Long-range ocular invitations: the art of mirada and cabeceo
Post date: Jan 8, 2015 12:33:40 AM
"It's all about lines and directions...the key is precision and clarity." (Terpsichoral Tangoaddict)
"How wonderful it is to be flooded with that energy, especially from someone you would like to dance with. And what a deliciously flirtatious and powerful tool it is."
Sharing this very useful advice in a post by tango blogger Terpsichoral Tangoaddict...
The Art of Long-Range Mirada/Cabeceo
'If you're at a very crowded milonga, particularly if you don't have the best seat (and let's assume it is the kind of formal place where you can't easily walk around), and you want to dance with a man who is sitting at the diametrically opposite end of the room, you're going to need your long-range mirada skills. Long-range mirada/cabeceo definitely is an art, but you can make it work for you. The key is precision and clarity.
First of all, prepare the ground with flirtatious pre-miradas during the cortina. By that, I mean, look around, twinkly-eyed and smiley, mouthing the occasional 'hello' and generally letting people know you're here, yes, way over here, but ready to dance with them should they look in your direction later. You can also squeeze in a few cheekily snatched pre-miradas as men are bringing women back to their seats at the end of a tanda, if those women are seated near you.

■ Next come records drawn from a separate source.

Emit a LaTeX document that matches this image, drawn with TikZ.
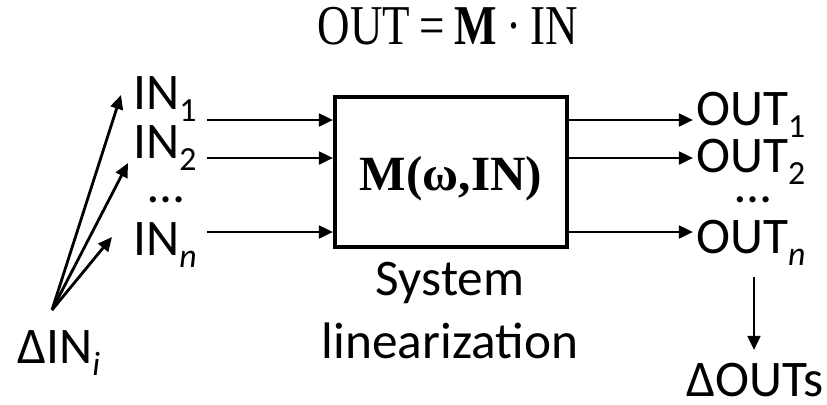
\documentclass[tikz,border=0pt]{standalone}
\usepackage{fontspec}
\setmainfont{Carlito}
\newfontfamily\eqfont[FakeStretch=0.8]{Liberation Serif}
\newfontfamily\boxfont{Liberation Serif}
\usetikzlibrary{arrows.meta,positioning,calc}
\newcommand\lsub[1]{\raisebox{-0.25em}{\fontsize{24}{24}\selectfont #1}}
\tikzset{
  lbl/.style={inner sep=0pt, anchor=base west, font=\fontsize{36.5}{44}\selectfont},
  mid/.style={lbl, anchor=base},
  arr/.style={line width=2pt, -{Triangle[length=10pt,width=9pt]}}
}

\begin{document}
\begin{tikzpicture}[x=0.025cm, y=-0.025cm]
\useasboundingbox (0,0) rectangle (827,404);
\node[mid, font=\fontsize{40}{44}\selectfont\eqfont] (eq) at (448,44) {OUT\,=\,\textbf{M}\,·\,IN};

\node[draw, line width=2.8pt, minimum width=5.8cm, minimum height=3.75cm] (sys) at (451,172) {};
\node[mid, font=\fontsize{35}{40}\selectfont\boxfont\bfseries] (mtx) at (451,190) {M(ω,IN)};
\node[mid, align=center, font=\fontsize{36.5}{44.8}\selectfont] (lin) at (450,358) {System\\linearization};

\node[lbl] (in1) at (133,109) {IN\lsub{1}};
\node[lbl] (in2) at (133,158) {IN\lsub{2}};
\node[mid] (indots) at (166,202) {…};
\node[lbl] (inn) at (133,255) {IN\lsub{\textit{n}}};

\node[lbl] (out1) at (696,125) {OUT\lsub{1}};
\node[lbl] (out2) at (696,172) {OUT\lsub{2}};
\node[mid] (outdots) at (753,202) {…};
\node[lbl] (outn) at (696,253) {OUT\lsub{\textit{n}}};

\node[lbl] (din) at (17,363) {ΔIN\lsub{\textit{i}}};
\node[lbl] (dout) at (686,396) {ΔOUTs};

\coordinate (a1) at (207,120);
\coordinate (a2) at (207,158);
\coordinate (an) at (207,232);
\coordinate (b1) at (693,120);
\coordinate (b2) at (693,158);
\coordinate (bn) at (693,232);
\coordinate (fo) at (52,310);
\coordinate (f1) at (121,95);
\coordinate (f2) at (128,163);
\coordinate (fn) at (112,237);
\coordinate (d1) at (754,277);
\coordinate (d2) at (754,350);

\draw[arr] (a1) -- (a1 -| sys.west);
\draw[arr] (a2) -- (a2 -| sys.west);
\draw[arr] (an) -- (an -| sys.west);
\draw[arr] (b1 -| sys.east) -- (b1);
\draw[arr] (b2 -| sys.east) -- (b2);
\draw[arr] (bn -| sys.east) -- (bn);
\draw[arr] (fo) -- (f1);
\draw[arr] (fo) -- (f2);
\draw[arr] (fo) -- (fn);
\draw[arr] (d1) -- (d2);
\end{tikzpicture}
\end{document}
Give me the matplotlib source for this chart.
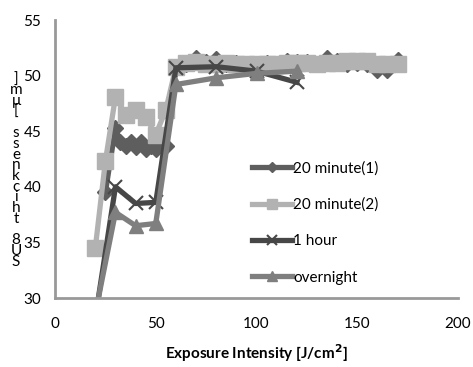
import matplotlib
matplotlib.use("Agg")
import matplotlib.pyplot as plt

plt.rcParams["font.family"] = ["Lato", "DejaVu Sans"]

high_x = [60, 65, 70, 75, 80, 85, 90, 95, 100, 105, 110, 115, 120, 125, 130,
          135, 140, 145, 150, 155, 160, 165, 170]

min20_1_x = [25, 30, 32.5, 35, 37.5, 40, 42.5, 45, 47.5, 50, 55] + high_x
min20_1_y = [39.5, 45.3, 44.0, 43.7, 44.0, 43.6, 44.0, 43.4, 43.7, 43.4, 43.7,
             50.7, 51.0, 51.6, 51.2, 51.5, 51.0, 51.1, 51.0, 51.0, 51.1, 51.0, 51.3,
             51.2, 51.2, 51.0, 51.6, 51.3, 51.0, 51.1, 51.0, 50.5, 50.5, 51.4]

min20_2_x = [20, 25, 30, 35, 40, 45, 50, 55] + high_x
min20_2_y = [34.5, 42.3, 48.1, 46.5, 46.9, 46.3, 44.7, 46.9,
             50.8, 51.1, 51.2, 51.0, 51.0, 51.1, 51.0, 51.0, 51.0, 51.0, 51.0, 51.1,
             51.1, 51.1, 51.0, 51.1, 51.1, 51.3, 51.3, 51.3, 51.0, 51.0, 51.0]

hour1_x = [20, 30, 40, 50, 60, 80, 100, 120]
hour1_y = [28.2, 40.0, 38.5, 38.6, 50.7, 50.8, 50.4, 49.4]

overnight_x = [20, 30, 40, 50, 60, 80, 100, 120]
overnight_y = [28.6, 37.7, 36.5, 36.7, 49.2, 49.8, 50.2, 50.4]

labels = ["20 minute(1)", "20 minute(2)", "1 hour", "overnight"]
ylabel = "SU8 thickness [\u03bcm]"

fig = plt.figure(figsize=(4.73, 3.67), dpi=100)
ax = fig.add_axes([0.1163, 0.188, 0.852, 0.7575])

ax.plot(min20_1_x, min20_1_y, color="#5e5e5e", lw=3.8, marker="D", ms=8,
        label=labels[0])
ax.plot(min20_2_x, min20_2_y, color="#b2b2b2", lw=3.8, marker="s", ms=11,
        label=labels[1])
ax.plot(hour1_x, hour1_y, color="#474747", lw=3.8, marker="x", ms=10, mew=1.5,
        label=labels[2])
ax.plot(overnight_x, overnight_y, color="#7f7f7f", lw=3.8, marker="^", ms=10,
        label=labels[3])

ax.set_xlim(0, 200)
ax.set_ylim(30, 55)
ax.set_xticks([0, 50, 100, 150, 200])
ax.set_yticks([30, 35, 40, 45, 50, 55])
ax.tick_params(length=0, labelsize=11, pad=10)
ax.tick_params(axis="x", pad=14)
for side in ("top", "right"):
    ax.spines[side].set_visible(False)
for side in ("left", "bottom"):
    ax.spines[side].set_color("#999999")
    ax.spines[side].set_linewidth(2)

ax.set_xlabel("Exposure Intensity [J/cm$^\\mathbf{2}$]", fontsize=11,
              fontweight="bold", labelpad=8)

# stacked characters, bottom-to-top, as in the source chart
fig.text(0.034, 0.535, "\n".join(reversed(ylabel)), fontsize=11,
         ha="center", va="center", linespacing=0.7)

ax.legend(loc="center left", bbox_to_anchor=(0.455, 0.27), frameon=False,
          fontsize=11, handlelength=2.6, handletextpad=0.1, labelspacing=1.45,
          markerscale=0.7)

fig.savefig("out.png", dpi=100)
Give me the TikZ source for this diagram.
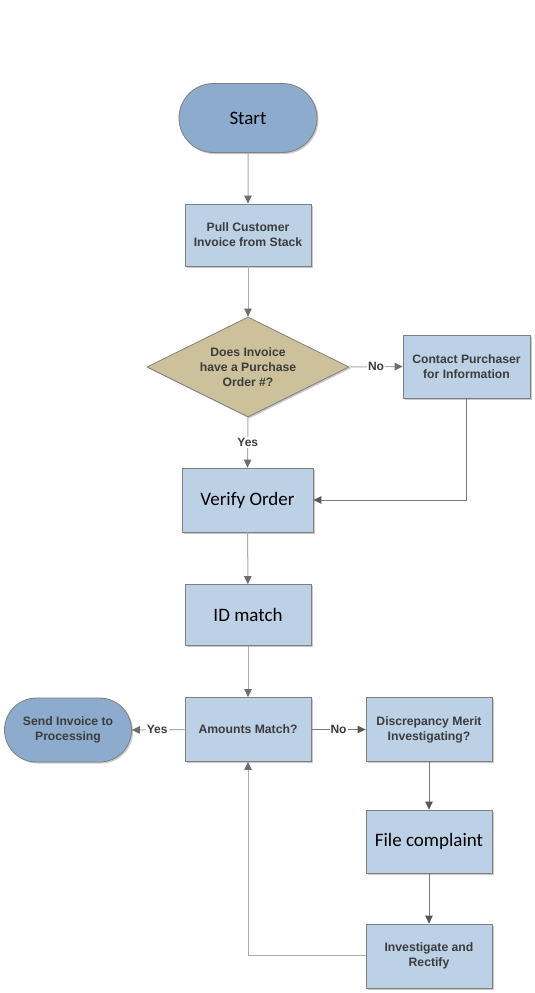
\documentclass[tikz,border=0pt]{standalone}
\usepackage{fontspec}
\setmainfont{Liberation Sans}
\newfontfamily\calib{Carlito}
\usetikzlibrary{arrows.meta,shapes.geometric,shapes.misc,shadows,calc}
\definecolor{boxfill}{HTML}{BCD0E6}
\definecolor{termfill}{HTML}{8DABCD}
\definecolor{diafill}{HTML}{CCC19A}
\definecolor{edgegrey}{HTML}{7F7F7F}
\definecolor{linegrey}{HTML}{ABABAB}
\definecolor{darkline}{HTML}{7A7A7A}
\definecolor{tipgrey}{HTML}{6E6E6E}
\definecolor{txt}{HTML}{3C3C3C}
\tikzset{
  base/.style={draw=edgegrey, line width=0.8pt, inner sep=0pt, align=center,
    drop shadow={shadow xshift=1.5pt, shadow yshift=-1.5pt, opacity=0.35, fill=black!60}},
  smallfont/.style={font=\bfseries\fontsize{12.2}{15}\selectfont, text=txt},
  procbox/.style={base, rectangle, fill=boxfill, minimum width=126pt, minimum height=62pt, smallfont},
  bigbox/.style={procbox, font=\calib\fontsize{19}{22}\selectfont, text=black},
  term/.style={base, rounded rectangle, fill=termfill},
  decision/.style={base, diamond, aspect=2.04, fill=diafill, minimum width=202pt, minimum height=100pt, smallfont},
  conn/.style={draw=linegrey, line width=1pt, -{Triangle[length=8pt,width=7.5pt,color=tipgrey]}},
  dconn/.style={draw=darkline, line width=1pt, -{Triangle[length=8pt,width=7.5pt,color=tipgrey!80!black]}},
  lab/.style={fill=white, inner sep=1pt, font=\bfseries\fontsize{12}{12}\selectfont, text=txt}
}
\begin{document}
\begin{tikzpicture}[x=1pt,y=-1pt]
\useasboundingbox[fill=white] (0,0) rectangle (535,993);
\node[term, minimum width=138pt, minimum height=69pt, font=\calib\fontsize{19}{22}\selectfont] (start) at (248,118) {Start};
\node[procbox] (pull) at (248,235) {Pull Customer\\Invoice from Stack};
\node[decision] (dec) at (248,367) {Does Invoice\\have a Purchase\\Order \#?};
\node[procbox, minimum width=127pt, minimum height=63pt] (contact) at (466.5,366.5) {Contact Purchaser\\for Information};
\node[bigbox, minimum width=131pt, minimum height=64pt] (verify) at (247.5,500) {Verify Order};
\node[bigbox, minimum height=61pt] (id) at (248,615) {ID match};
\node[procbox, minimum height=64pt] (amt) at (248,729.5) {Amounts Match?};
\node[term, minimum width=127pt, minimum height=64pt, smallfont] (send) at (68,730) {Send Invoice to\\Processing};
\node[procbox, minimum height=64pt] (disc) at (429,729.5) {Discrepancy Merit\\Investigating?};
\node[bigbox, minimum height=63pt] (file) at (429,841.5) {File complaint};
\node[procbox, minimum height=64pt] (inv) at (429,956) {Investigate and\\Rectify};
\coordinate (c1) at (466.5,500);
\coordinate (c2) at (248,955);

\draw[conn] (start) -- (pull);
\draw[conn] (pull) -- (dec);
\draw[conn] (dec.east) -- node[lab, pos=0.5] {No} (contact.west);
\draw[conn] (dec.south) -- node[lab, pos=0.5] {Yes} (verify.north);
\draw[dconn] (contact.south) -- (c1) -- (verify.east);
\draw[conn] (verify) -- (id);
\draw[conn] (id) -- (amt);
\draw[conn] (amt.west) -- node[lab, pos=0.52] {Yes} (send.east);
\draw[dconn] (amt.east) -- node[lab, pos=0.5] {No} (disc.west);
\draw[dconn] (disc) -- (file);
\draw[dconn] (file) -- (inv);
\draw[conn] (inv.west |- c2) -- (c2) -- (amt.south);
\end{tikzpicture}
\end{document}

Then, when the tanda begins, choose a leader you want to dance with. It's often easiest to begin with those you dance with regularly who will be more alert to the possibility of a mirada from you -- you can save promising strangers for later in the evening when the milonga empties out a little and it becomes easier to spot each other. Don't get distracted by the sea of eyes looking out, don't let your gaze turn blurry and wander, but focus your eyes very precisely and clearly on one single person. The further they are away from you, the more intently you should stare (really, this does not have the same aggressive effect as it would close up). And it doesn't matter if you can't really see the exact expression in their eyes from where you are: you don't have to lipread; it's all about lines and directions.
If it's someone you know and often dance with and they seem to be craning their neck in your direction, make some actions as if you were craning your neck or moving your head to one side, around an invisible obstacle or over the top of an imaginary head, too. (Be very careful not to obstruct other women's sightlines as you do this.) If they appear to be looking back at you, without responding, or have their eyes fixed on another part of the room, they are probably trying to cabeceo someone else (perhaps behind or in front of or next to you) -- so move on to another potential partner. If you find that the guy next to them is nodding at you like a toy dachshund on a Ford Cortina dashboard and you really don't want to dance with him, just give a teeny gesture of moving your head to one side which suggests "sorry, no, it's your *neighbour* I'm aiming at!" (But please don't shake your head or waggle your finger as a 'no', unless you feel the poor guy deserves to have his confidence destroyed.)
Once you are both absolutely sure you are looking straight at each other, the actual signal can be pretty discreet, especially if you are regular dance partners. A single slightly raised eyebrow or the most imperceptible beginnings of a head waggle. Mirror the gesture and then nod once, clearly and emphatically. And maintain eye contact. The leader is the one who has to cross the room to collect you from your chair; he's the one who needs to be certain you meant him. There's often a little breakdance: motions to go, starting back, hesitating and hovering, frowning slightly ("was that for me?"), taking a tentative first little teeny tiny step, waiting, and then finally, oh fuck it, I'm risking it, at which point they stride with assumed confidence across the floor to claim you. Make it easier on them by giving a few confirmatory nods and by keeping your gaze fixed on them throughout.
Now, when it's so crowded, it is easy to get confused. Whatever you do, don't leap up from your chair until the guy is standing right in front of you and unmistakably looking at you. And then squidge and squeeze your way out of your tightly-slotted chair, taking care not to knock over any wine glasses, handbags suspended from tables (women, please tuck them under your chairs, if possible!) or spectacle cases or catch a corner of the tablecloth. Follow his lead as to where exactly to position yourself, if possible, on the floor (sometimes there's really only one possible slot, unless you are able to defy the laws of physics). And if you were mistaken and it wasn't for you, give an extra warm smile and attempt to scoot your hips out of the way to let your neighbour climb over you to the pista. If you're the guy and you were mistaken, laugh it off or (if you can) take a sudden detour to the bar with fake nonchalance ("no, no, not mistaken in a cabeceo, just off for a quick stroll").
If this all sounds very complicated, remember this: despite all the mistakes and difficulties, a lot of people at crowded traditional milongas dance all night long, with a slew of different partners. There are many many successful ocular transactions happening, often at what seems like lightning speed (watch how quickly the floor fills as the tanda begins -- without a word having been spoken -- even though we have many older people there, many myopic individuals, lots of glasses-wearers). You might need a little practice, but this is a system which has evolved because it's quick, efficient and easy.